Tuesday, July 10, 2018

Pepper: A History of the World's Most Influential Spice by Marjorie Shaffer, 302 pages

The perfect companion to Mark Kurlansky's Salt: A World HistoryPepper illuminates the rich history of pepper for a popular audience. Vivid and entertaining, it describes the part pepper played in bringing the Europeans, and later the Americans, to Asia and details the fascinating encounters they had there. As Mark Pendergrast, author of Uncommon Grounds, said, "After reading Marjorie Shaffer's Pepper, you'll reconsider the significance of that grinder or shaker on your dining room table. The pursuit of this wizened berry with the bite changed history in ways you've never dreamed, involving extraordinary voyages, international trade, exotic locales, exploitation, brutality, disease, extinctions, and rebellions, and featuring a set of remarkable characters."

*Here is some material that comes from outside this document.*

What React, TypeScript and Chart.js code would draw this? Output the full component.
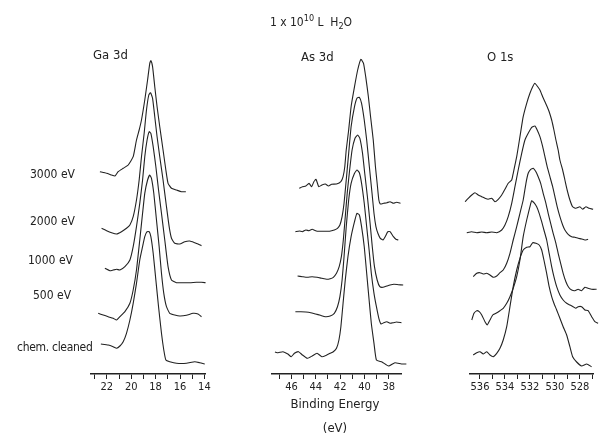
import { useEffect, useRef } from 'react';
import { Chart, registerables } from 'chart.js';

Chart.register(...registerables);

const INK = '#222';
const FONT = '"Liberation Sans Narrow", "DejaVu Sans Condensed", "Noto Sans", sans-serif';

// ---- tick values (eV) ----
const gaTicks = [14, 15, 16, 17, 18, 19, 20, 21, 22, 23];
const asTicks = [38, 39, 40, 41, 42, 43, 44, 45, 46, 47];
const oTicks = [527, 528, 529, 530, 531, 532, 533, 534, 535, 536];

// ---- labels ----
const spectraLabels = ['3000 eV', '2000 eV', '1000 eV', '500 eV', 'chem. cleaned'];
const panelTitles = ['Ga 3d', 'As 3d', 'O 1s'];

// ---- Ga 3d spectra: [binding energy eV, stacked intensity] ----
const ga3000: [number, number][] = [[22.57,202.3],[22.02,200.7],[21.61,199],[21.34,198],[21.07,202.3],[20.66,205.7],[20.25,209],[19.84,217.3],[19.57,234],[19.35,244],[19.16,254],[18.89,274],[18.66,294],[18.48,310.7],[18.39,313.3],[18.25,307.3],[18.07,287.3],[17.88,267.3],[17.66,247.3],[17.39,224],[17.16,204],[16.98,190.7],[16.70,185.7],[16.29,184],[15.88,182.3],[15.52,182.3]];
const ga2000: [number, number][] = [[22.43,145.7],[22.02,143.3],[21.61,141.3],[21.20,140],[20.80,142.3],[20.39,145.7],[20.11,149],[19.84,157.3],[19.57,174],[19.35,194],[19.16,217.3],[18.94,240.7],[18.75,264],[18.56,279],[18.42,281.3],[18.25,275.7],[18.07,257.3],[17.88,237.3],[17.66,217.3],[17.39,194],[17.11,167.3],[16.89,147.3],[16.70,135.7],[16.43,130.7],[16.02,130],[15.61,132.3],[15.20,133],[14.79,131.3],[14.52,130],[14.24,128.3]];
const ga1000: [number, number][] = [[22.16,105.7],[21.75,103.3],[21.48,104],[21.20,104.7],[20.93,104],[20.52,107.3],[20.11,114],[19.84,127.3],[19.57,147.3],[19.30,170.7],[19.07,194],[18.89,217.3],[18.70,234],[18.53,242.3],[18.39,240.7],[18.20,227.3],[17.98,207.3],[17.76,184],[17.52,160.7],[17.25,134],[16.98,107.3],[16.70,94],[16.29,91.3],[15.75,91.3],[15.20,91.3],[14.65,91.7],[14.24,91.7],[13.90,91.3]];
const ga500: [number, number][] = [[22.71,60.7],[22.30,59],[21.89,57.3],[21.48,55.7],[21.20,54],[20.93,57.3],[20.52,62.3],[20.11,70.7],[19.84,84],[19.57,104],[19.30,134],[19.07,160.7],[18.89,180.7],[18.66,194],[18.48,199],[18.34,195.7],[18.15,180.7],[17.93,154],[17.71,127.3],[17.52,100.7],[17.33,80.7],[17.11,67.3],[16.84,60.7],[16.43,59],[16.02,58],[15.47,58.7],[14.93,60.7],[14.52,60],[14.24,57.3]];
const gaClean: [number, number][] = [[22.49,30],[21.89,29],[21.48,27.3],[21.20,25.7],[20.93,28],[20.66,32.3],[20.39,40.7],[20.11,54],[19.84,70.7],[19.57,90.7],[19.30,114],[19.07,127.3],[18.89,137.3],[18.70,142.3],[18.53,142.3],[18.39,137.3],[18.20,120.7],[17.98,94],[17.76,67.3],[17.52,40.7],[17.33,24],[17.16,14],[16.84,12.3],[16.29,10.7],[15.47,10.7],[14.79,12.3],[14.38,11.3],[13.97,10]];

// ---- As 3d spectra ----
const as3000: [number, number][] = [[45.36,185.7],[45.10,187.3],[44.82,188],[44.56,190.7],[44.34,187.3],[44.16,192.3],[43.98,194.7],[43.76,187.3],[43.50,189],[43.22,190],[42.96,188],[42.70,189.7],[42.30,190],[41.94,192.3],[41.76,197.3],[41.62,207.3],[41.50,224],[41.30,244],[41.10,267.3],[40.82,287.3],[40.56,304],[40.30,314.7],[40.08,310.7],[39.90,297.3],[39.68,277.3],[39.50,257.3],[39.28,234],[39.10,207.3],[38.96,190.7],[38.82,174],[38.70,170],[38.42,170.7],[38.16,171.3],[37.90,172.3],[37.62,170.7],[37.36,171.7],[37.04,170.7]];
const as2000: [number, number][] = [[45.68,142.3],[45.36,143],[45.10,142.3],[44.82,144],[44.56,143.3],[44.30,144.7],[44.02,143.3],[43.76,142.7],[43.36,142.7],[42.96,142.7],[42.70,143.3],[42.48,144],[42.22,145.7],[42.02,149],[41.84,157.3],[41.68,170.7],[41.50,194],[41.30,220.7],[41.10,247.3],[40.82,267.3],[40.62,275.7],[40.42,276.7],[40.24,270.7],[40.02,254],[39.82,234],[39.60,207.3],[39.38,180.7],[39.22,160.7],[39.06,147.3],[38.90,140.7],[38.70,135.7],[38.48,134],[38.30,137.3],[38.08,142.3],[37.90,142.3],[37.62,137.3],[37.42,134.7],[37.22,134]];
const as1000: [number, number][] = [[45.50,98],[45.10,97.3],[44.70,96.7],[44.30,97.3],[43.90,96.7],[43.50,95.7],[43.10,94.7],[42.82,95.3],[42.56,96.7],[42.30,100.7],[42.08,107.3],[41.90,117.3],[41.74,134],[41.58,157.3],[41.42,180.7],[41.22,204],[41.02,224],[40.78,235.7],[40.56,239],[40.38,235.7],[40.16,220.7],[39.98,200.7],[39.76,177.3],[39.54,150.7],[39.36,127.3],[39.18,107.3],[38.96,94],[38.74,87.3],[38.48,86.7],[38.16,88],[37.90,89],[37.58,89.7],[37.22,89.3],[36.82,89]];
const as500: [number, number][] = [[45.68,62.3],[45.22,62.3],[44.82,62],[44.42,61.3],[44.02,60],[43.62,58.7],[43.22,57.3],[42.82,58],[42.48,60.7],[42.22,67.3],[42.02,77.3],[41.84,94],[41.68,117.3],[41.50,147.3],[41.30,174],[41.10,190.7],[40.82,200.7],[40.62,204],[40.42,201.3],[40.24,190.7],[40.02,170.7],[39.82,147.3],[39.62,124],[39.44,100.7],[39.22,80.7],[39.02,67.3],[38.82,55.7],[38.64,50],[38.42,51.3],[38.16,52.3],[37.90,50.7],[37.62,51.3],[37.36,52],[36.96,51.3]];
const asClean: [number, number][] = [[47.36,22],[47.10,21.3],[46.70,22.3],[46.30,20],[46.02,17.3],[45.76,20.7],[45.42,22.3],[45.10,19],[44.70,15.7],[44.30,18],[43.90,20.7],[43.50,17.3],[43.10,19],[42.82,20.7],[42.56,22.3],[42.30,25.7],[42.10,34],[41.94,47.3],[41.76,70.7],[41.58,94],[41.36,117.3],[41.10,137.3],[40.82,152.3],[40.62,160.7],[40.42,159],[40.24,147.3],[40.02,127.3],[39.82,100.7],[39.62,74],[39.44,50.7],[39.22,30.7],[39.02,14],[38.56,12],[38.02,8],[37.50,11.3],[36.96,10],[36.56,10]];

// ---- O 1s spectra ----
const o3000: [number, number][] = [[537.2,172.3],[536.94,175.7],[536.66,179],[536.4,181.3],[536.14,179],[535.86,177.3],[535.6,175.7],[535.34,174.7],[535.06,175.7],[534.8,172.3],[534.54,174.7],[534.26,179],[534.0,184.7],[533.74,190.7],[533.46,194],[533.34,200.7],[533.06,217.3],[532.8,237.3],[532.54,257.3],[532.26,270.7],[532.0,280.7],[531.78,287.3],[531.6,290.7],[531.42,288],[531.2,284],[530.98,277.3],[530.8,272.3],[530.62,267.3],[530.46,262.3],[530.26,254],[530.08,244],[529.92,234],[529.74,224],[529.6,214],[529.38,204],[529.2,194],[529.02,184],[528.8,174],[528.58,167.3],[528.32,165.7],[528.0,167.3],[527.78,164.7],[527.52,167.3],[527.26,165.7],[526.94,164.7]];
const o2000: [number, number][] = [[537.06,141.3],[536.66,142.3],[536.26,141.3],[535.86,142],[535.46,141.3],[535.06,142],[534.66,141.3],[534.26,144],[534.0,149],[533.74,157.3],[533.46,170.7],[533.2,187.3],[532.94,204],[532.66,220.7],[532.4,234],[532.14,240.7],[531.86,246.7],[531.6,248],[531.42,244],[531.2,237.3],[530.98,227.3],[530.8,217.3],[530.62,207.3],[530.4,197.3],[530.18,187.3],[530.0,177.3],[529.82,167.3],[529.6,157.3],[529.38,149],[529.2,144],[528.94,139.7],[528.66,137.3],[528.4,136.7],[528.14,135.7],[527.86,135],[527.6,134],[527.34,134.7]];
const o1000: [number, number][] = [[536.54,97.3],[536.26,100.7],[536.0,101.3],[535.74,100],[535.46,100.7],[535.2,99],[534.94,96.7],[534.66,98],[534.4,101.3],[534.14,104],[533.86,110.7],[533.6,120.7],[533.34,134],[533.06,147.3],[532.8,160.7],[532.54,174],[532.32,190.7],[532.14,200.7],[531.94,204.7],[531.74,205.7],[531.52,202.3],[531.34,197.3],[531.14,190.7],[530.94,180.7],[530.72,170.7],[530.54,160.7],[530.34,150.7],[530.14,140.7],[529.92,130.7],[529.74,120.7],[529.54,110.7],[529.34,100.7],[529.12,92.3],[528.9,86.7],[528.66,84],[528.4,83.3],[528.14,84.7],[527.86,83.3],[527.6,86.7],[527.34,85.7],[527.06,84.7],[526.66,84.7]];
const o500: [number, number][] = [[536.66,54],[536.48,60.7],[536.26,63.3],[536.06,62.3],[535.86,59],[535.6,52.3],[535.42,49],[535.2,54],[534.98,59],[534.72,60.7],[534.4,63.3],[534.14,65.7],[533.86,70.7],[533.6,77.3],[533.34,85.7],[533.06,97.3],[532.8,114],[532.54,137.3],[532.26,154],[532.0,167.3],[531.86,173.3],[531.68,171.3],[531.46,167.3],[531.26,160.7],[531.06,152.3],[530.88,144],[530.66,134],[530.46,120.7],[530.26,107.3],[530.08,97.3],[529.86,87.3],[529.6,79],[529.34,74],[529.06,70.7],[528.8,69],[528.54,67.3],[528.32,65.7],[528.14,67.3],[527.86,67.3],[527.6,64],[527.34,63.3],[527.06,57.3],[526.8,52.3],[526.54,50.7]];
const oClean: [number, number][] = [[536.54,19],[536.26,21.3],[536.0,22.3],[535.74,20],[535.46,22.3],[535.2,19],[534.94,17.3],[534.66,20.7],[534.4,25.7],[534.14,34],[533.86,47.3],[533.6,67.3],[533.34,87.3],[533.06,104],[532.8,115.7],[532.54,124],[532.26,126.7],[532.0,127.3],[531.78,131.3],[531.52,130.7],[531.26,129],[531.06,124],[530.88,114],[530.66,100.7],[530.46,87.3],[530.26,77.3],[530.08,70.7],[529.86,64],[529.6,55.7],[529.34,47.3],[529.06,39],[528.8,27.3],[528.58,17.3],[528.26,12],[527.86,8],[527.46,10],[527.06,7.3]];

const Y_MAX = 334;
const AXIS_Y = 374;
const CANVAS_H = 404;

type PanelProps = {
  left: number;
  width: number;
  padL: number;
  padR: number;
  min: number;
  max: number;
  ticks: number[];
  curves: [number, number][][];
};

function Panel({ left, width, padL, padR, min, max, ticks, curves }: PanelProps) {
  const ref = useRef<HTMLCanvasElement>(null);
  useEffect(() => {
    const chart = new Chart(ref.current as HTMLCanvasElement, {
      type: 'line',
      data: {
        datasets: curves.map((c) => ({
          data: c.map(([x, y]) => ({ x, y })),
          borderColor: INK,
          borderWidth: 1.1,
          pointRadius: 0,
          tension: 0.15,
          fill: false,
          clip: false,
        })),
      },
      options: {
        animation: false,
        responsive: false,
        events: [],
        layout: { padding: { left: padL, right: padR, top: AXIS_Y - Y_MAX, bottom: 0 } },
        plugins: { legend: { display: false }, tooltip: { enabled: false } },
        scales: {
          x: {
            type: 'linear',
            reverse: true,
            min,
            max,
            afterBuildTicks: (s: any) => {
              s.ticks = ticks.map((v) => ({ value: v }));
            },
            afterFit: (s: any) => {
              s.height = CANVAS_H - AXIS_Y;
            },
            ticks: {
              autoSkip: false,
              maxRotation: 0,
              padding: 2,
              color: INK,
              font: { family: FONT, size: 11 },
              callback: (v: any) => (Math.round(Number(v)) % 2 === 0 ? String(v) : ''),
            },
            grid: { drawOnChartArea: false, drawTicks: true, tickLength: 5, color: INK, lineWidth: 1 },
            border: { display: true, color: INK, width: 1.5 },
          },
          y: { display: false, min: 0, max: Y_MAX },
        },
      },
    } as any);
    return () => chart.destroy();
  }, []);
  return (
    <canvas
      ref={ref}
      width={width}
      height={CANVAS_H}
      style={{ position: 'absolute', left, top: 0, width, height: CANVAS_H }}
    />
  );
}

const txt = (extra: any) => ({
  position: 'absolute' as const,
  fontFamily: FONT,
  fontSize: 12,
  lineHeight: '14px',
  color: INK,
  whiteSpace: 'nowrap' as const,
  ...extra,
});

export default function App() {
  const labelTops = [167, 214, 253, 288, 340];
  const labelLefts = [30, 30, 28, 33, 17];
  return (
    <div style={{ position: 'absolute', left: 0, top: 0, width: 601, height: 437, background: '#fff', overflow: 'hidden' }}>
      <Panel left={71} width={154} padL={20} padR={20} min={13.95} max={23.3} ticks={gaTicks} curves={[ga3000, ga2000, ga1000, ga500, gaClean]} />
      <Panel left={252} width={169} padL={20} padR={20} min={37.0} max={47.6} ticks={asTicks} curves={[as3000, as2000, as1000, as500, asClean]} />
      <Panel left={450} width={151} padL={20} padR={8} min={526.95} max={536.8} ticks={oTicks} curves={[o3000, o2000, o1000, o500, oClean]} />

      <div style={txt({ left: 311, top: 15, transform: 'translateX(-50%)' })}>
        1 x 10<sup style={{ fontSize: 9, verticalAlign: 5, lineHeight: 0 }}>10</sup> L&nbsp; H<sub style={{ fontSize: 9, verticalAlign: -3, lineHeight: 0 }}>2</sub>O
      </div>

      <div style={txt({ left: 93, top: 48, fontSize: 13 })}>{panelTitles[0]}</div>
      <div style={txt({ left: 301, top: 50, fontSize: 13 })}>{panelTitles[1]}</div>
      <div style={txt({ left: 487, top: 50, fontSize: 13 })}>{panelTitles[2]}</div>

      {spectraLabels.map((l, i) => (
        <div key={l} style={txt({ left: labelLefts[i], top: labelTops[i], letterSpacing: i === 4 ? -0.3 : 0 })}>{l}</div>
      ))}

      <div style={txt({ left: 335, top: 397, transform: 'translateX(-50%)', fontSize: 13 })}>Binding Energy</div>
      <div style={txt({ left: 335, top: 421, transform: 'translateX(-50%)', fontSize: 13 })}>(eV)</div>
    </div>
  );
}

From the abundance of wildlife on the islands of the Indian Ocean, which the Europeans used as stepping stones to India and the East Indies, to colorful accounts of the sultan of Banda Aceh entertaining his European visitors with great banquets and elephant fights, this fascinating book reveals the often surprising story behind one of mankind's most common spices.

I don't care what the reviews say, this was no Salt. It was an okay read but it didn't cover the history near as well as Kurlansky does, the author seemed to concentrate on just one area of pepper's history mainly.